I ride after most other cyclists are on the road. I pack up and wish Richy good luck. We connect on Facebook, maybe I’ll see him in the Netherlands. A coffee stop in town, then I ride off down Route 1 towards Santa Cruz. A chilly morning, light winds, easy riding, past San Gregorio, Pescadero, Bean Hollow. I’m feeling strong, first long ride since my layover in San Francisco. Legs responding, pumping up the hill, flying down the other side. Sun tries to break through, but low clouds or high fog obscure its warmth.
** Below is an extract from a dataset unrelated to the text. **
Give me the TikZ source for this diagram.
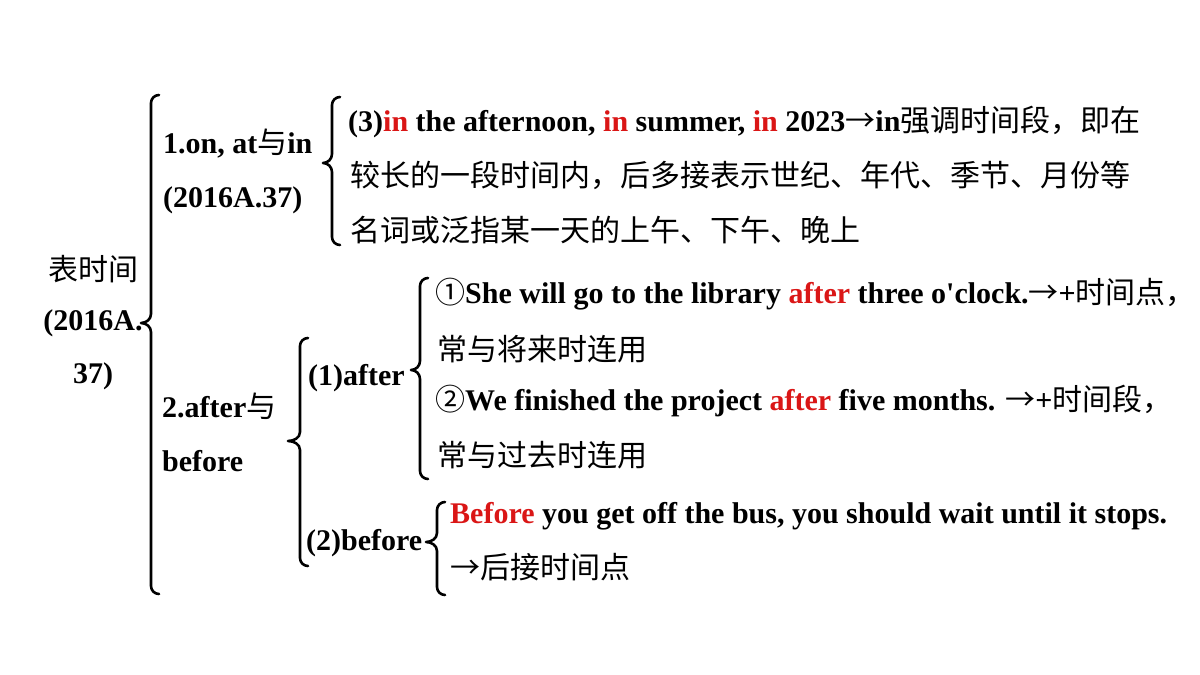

I stop at Whale City Cafe in Davenport, sit outside because the dining room is full. Its cold! Has been my whole trip down from Oregon, except a couple days. I head out, feel the chill even more. I sweat so much during a rigorous ride, or even a moderate effort, add the wind chill and I’m shivering. Only a few more miles, past Wilder Ranch and on into Santa Cruz. I take a spin down by the cliffs and the beach, descend to the boardwalk, over the railway bridge. I stop for some Hawaiian food, poke with macadamia, kalua pork and cabbage, delicious. I’m still cold though. A couple more miles to the camp.
I roll down into New Brighton, one of my favorite hiker biker sites. High on a bluff over Monterey Bay, waves crashing on the sandy beach below. I watch the sky turn deep shades of pink and fuchsia and the sun sets over the Capitola peer. I call my friend in Cancun, we talk about her work with at risk youth, the cultural differences between Mexico and the States. I ponder her invitation to visit, weighing the low air fares and my need to return to work in Oregon. The warmth of our conversation keeps me out and talking well into the chilly night.
At last I retire to sleep, but wake a couple hours later. I’m feeling nauseous and somewhat dizzy. Was it the pork? Food poisoning? I lay awhile, then get up, not wanting to get sick in my bed. I go to put on my sandals and feel cramps in my legs. Then it hits me: dehydration. I grab the water bottle, drink it down, then the other. The nausea and dizziness quickly pass, and I’m feeling fine again. This is the problem with Grant Peterson’s advice: at a certain point of dehydration, one on longer feels thirsty. Almost not wanting water. I’ve found this on previous cycling trips. Especially true for someone who sweats as profusely as I do. A bottle of water for every ten miles ridden. Adding a pinch of salt too helps replenish the electrolytes.
So, Grant, I understand how silly those hydration packs seem, putting 5 pounds of water on your back when you’ve invested a couple grand into your carbon fiber feather of a bike. But telling people not to drink water until you’re “really thirsty” is simply bad advice. Shame on you. Likewise, the advice to wear cotton is disastrous on a long, sweaty touring ride. Chafing is serious business. Wicking, padded, spandex clothing may be tight fitting and less comfy than a loose cotton shirt and shorts, but far more comfortable that a raw patch of skin in your crotch. End of my diatribe. Each to their own. Find what works for you. And, yes, in the end, “Just Ride”.